Quebec Premier Pauline Marois has been inspired by the decision of First Minister of Scotland Alex Salmond to lower the voting age to 16-years-old for the next Scottish referendum in 2014.
Although it was not a part of the party’s platform during the 2012 election, Marois and the Parti Québécois have indicated that they are in favour of following suit.
The only reason I believe Marois is not completely against lowering the voting age to 16 is for one particular reason; she is trying to get the youth’s vote. Marois seems to have many tricks up her sleeve and trying to change the voting age in order to benefit her own party in the next election is one of them.
There is no issue with the voting age, so why change it? At 16 years of age, most teenagers have definitely not acquired enough knowledge to decide what is best for our province. Not every 16-year-old is uneducated and ignorant in regards to Quebec politics, or politics in general, but a strong majority of this demographic will not take these privileges as seriously as they should be taken.
To me, simply possessing some form of driving privileges at the age of 16, especially in Quebec, is too young. A significant amount of accidents occur because of teenagers and young adults. Statistics Canada reports “about 80% of speeders involved in a fatal crash were under the age of 45, and half of those speeders were aged 16-24 years.”
Last year, Argentina lowered the voting age from 18 to 16. and they are not alone Other places in the world like Brazil, Cuba, Ecuador, Nicaragua currently have the voting age at 16. East Timor, Indonesia, North Korea, Seychelles and Sudan give the right to vote at the age of 17.
Marois had planned on discussing the voting age with Alex Salmond in Edinburgh, however, in an interview with The Globe and Mail, Marois stated that “Scotland is different. Quebec is different.”
If Marois realizes that Scotland and Quebec are so different, why is she all of a sudden so adamant about having the voting age lowered? It is very hard to take a law or a strategy that is used in one country, apply it elsewhere and hope for the same results.
Marois told The Toronto Star that “The Parti Québécois wants to change politics,” but the thing she doesn’t understand is that change is not needed in this case.
Marois might also be targeting teenagers for their support because many don’t have an extensive background knowledge of Quebec politics aside from what they are taught in class, which can be biased. Another factor is the traditional sovereignty movement, which seems to be growing stronger with young people.

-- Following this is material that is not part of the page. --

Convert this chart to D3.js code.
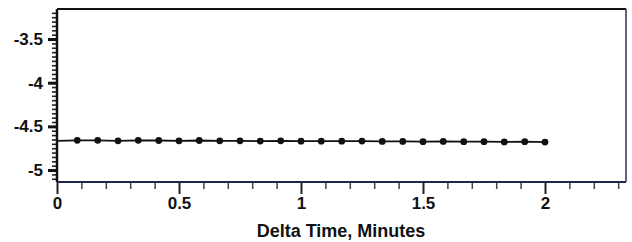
<!DOCTYPE html>
<html>
<head>
<meta charset="utf-8">
<script src="https://cdn.jsdelivr.net/npm/d3@7"></script>
<style>
  html, body { margin: 0; padding: 0; background: #fff; }
  svg { display: block; }
</style>
</head>
<body>
<div id="chart"></div>
<script>
// ---- data ----
const times = [0, 0.083, 0.167, 0.25, 0.333, 0.417, 0.5, 0.583, 0.667, 0.75, 0.833, 0.917,
  1, 1.083, 1.167, 1.25, 1.333, 1.417, 1.5, 1.583, 1.667, 1.75, 1.833, 1.917, 2];
const values = [-4.665, -4.660, -4.660, -4.665, -4.660, -4.662, -4.665, -4.662, -4.665, -4.665,
  -4.668, -4.665, -4.670, -4.670, -4.670, -4.668, -4.672, -4.672, -4.675, -4.672,
  -4.675, -4.675, -4.678, -4.675, -4.680];
const xTicks = [0, 0.5, 1, 1.5, 2];
const yTicks = [-3.5, -4, -4.5, -5];
const xLabel = 'Delta Time, Minutes';

const W = 632, H = 242;
const margin = { top: 9, right: 6, bottom: 60, left: 57 };
const w = W - margin.left - margin.right;
const h = H - margin.top - margin.bottom;

const svg = d3.select('#chart').append('svg').attr('width', W).attr('height', H);
const g = svg.append('g').attr('transform', `translate(${margin.left},${margin.top})`);

const x = d3.scaleLinear().domain([0, 2.332]).range([0, w]);
const y = d3.scaleLinear().domain([-5.137, -3.156]).range([h, 0]);

const font = '"Liberation Sans", Arial, sans-serif';

// minor ticks
const xMinor = d3.range(0, 2.31, 0.1).filter(v => !xTicks.some(t => Math.abs(t - v) < 1e-6));
const yMinor = d3.range(-5.1, -3.16, 0.05).filter(v => !yTicks.some(t => Math.abs(t - v) < 1e-6));

g.append('g')
  .attr('transform', `translate(0,${h})`)
  .call(d3.axisBottom(x).tickValues(xMinor).tickSize(7).tickFormat(''))
  .call(s => s.select('.domain').remove())
  .selectAll('line').attr('stroke', '#444').attr('stroke-width', 1.5);

g.append('g')
  .call(d3.axisLeft(y).tickValues(yMinor).tickSize(5).tickFormat(''))
  .call(s => s.select('.domain').remove())
  .selectAll('line').attr('stroke', '#222').attr('stroke-width', 1.6);

// major ticks + labels
const xAxis = g.append('g')
  .attr('transform', `translate(0,${h})`)
  .call(d3.axisBottom(x).tickValues(xTicks).tickSize(12).tickPadding(3)
    .tickFormat(d => String(d)));
xAxis.select('.domain').remove();
xAxis.selectAll('line').attr('stroke', '#222').attr('stroke-width', 2);
xAxis.selectAll('text').attr('font-family', font).attr('font-weight', 'bold')
  .attr('font-size', 17).attr('fill', '#111');

const yAxis = g.append('g')
  .call(d3.axisLeft(y).tickValues(yTicks).tickSize(9).tickPadding(5)
    .tickFormat(d => String(d)));
yAxis.select('.domain').remove();
yAxis.selectAll('line').attr('stroke', '#111').attr('stroke-width', 3);
yAxis.selectAll('text').attr('font-family', font).attr('font-weight', 'bold')
  .attr('font-size', 17).attr('fill', '#111');

// frame
g.append('line').attr('x1', 0).attr('x2', w).attr('y1', 0).attr('y2', 0)
  .attr('stroke', '#111').attr('stroke-width', 2);
g.append('line').attr('x1', w).attr('x2', w).attr('y1', 0).attr('y2', h)
  .attr('stroke', '#2a3550').attr('stroke-width', 1.5);
g.append('line').attr('x1', 0).attr('x2', w).attr('y1', h).attr('y2', h)
  .attr('stroke', '#1c2b45').attr('stroke-width', 2);
g.append('line').attr('x1', 0).attr('x2', 0).attr('y1', 0).attr('y2', h)
  .attr('stroke', '#111').attr('stroke-width', 2.5);

// series
const line = d3.line().x((d, i) => x(times[i])).y(d => y(d));
g.append('path').datum(values)
  .attr('fill', 'none').attr('stroke', '#111').attr('stroke-width', 1.8)
  .attr('d', line);

g.selectAll('circle.pt').data(values.slice(1)).enter().append('circle')
  .attr('class', 'pt')
  .attr('cx', (d, i) => x(times[i + 1]))
  .attr('cy', d => y(d))
  .attr('r', 3.4)
  .attr('fill', '#111');

// axis title
svg.append('text')
  .attr('x', 341).attr('y', 237)
  .attr('text-anchor', 'middle')
  .attr('font-family', font).attr('font-weight', 'bold').attr('font-size', 18)
  .attr('fill', '#111')
  .text(xLabel);
</script>
</body>
</html>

If we are going to give 16-year-olds the privileges of an adult, it needs to be very carefully thought out, and other rules that currently apply to 18-year-olds need to be restructured as well. Come on, Pauline. Why the hassle, if not for your own personal interests? Frankly, I see it as an enormous waste of time and money and a misguided attempt to win over young voters. If 18 is good enough for the rest of Canada, it’s good enough for us.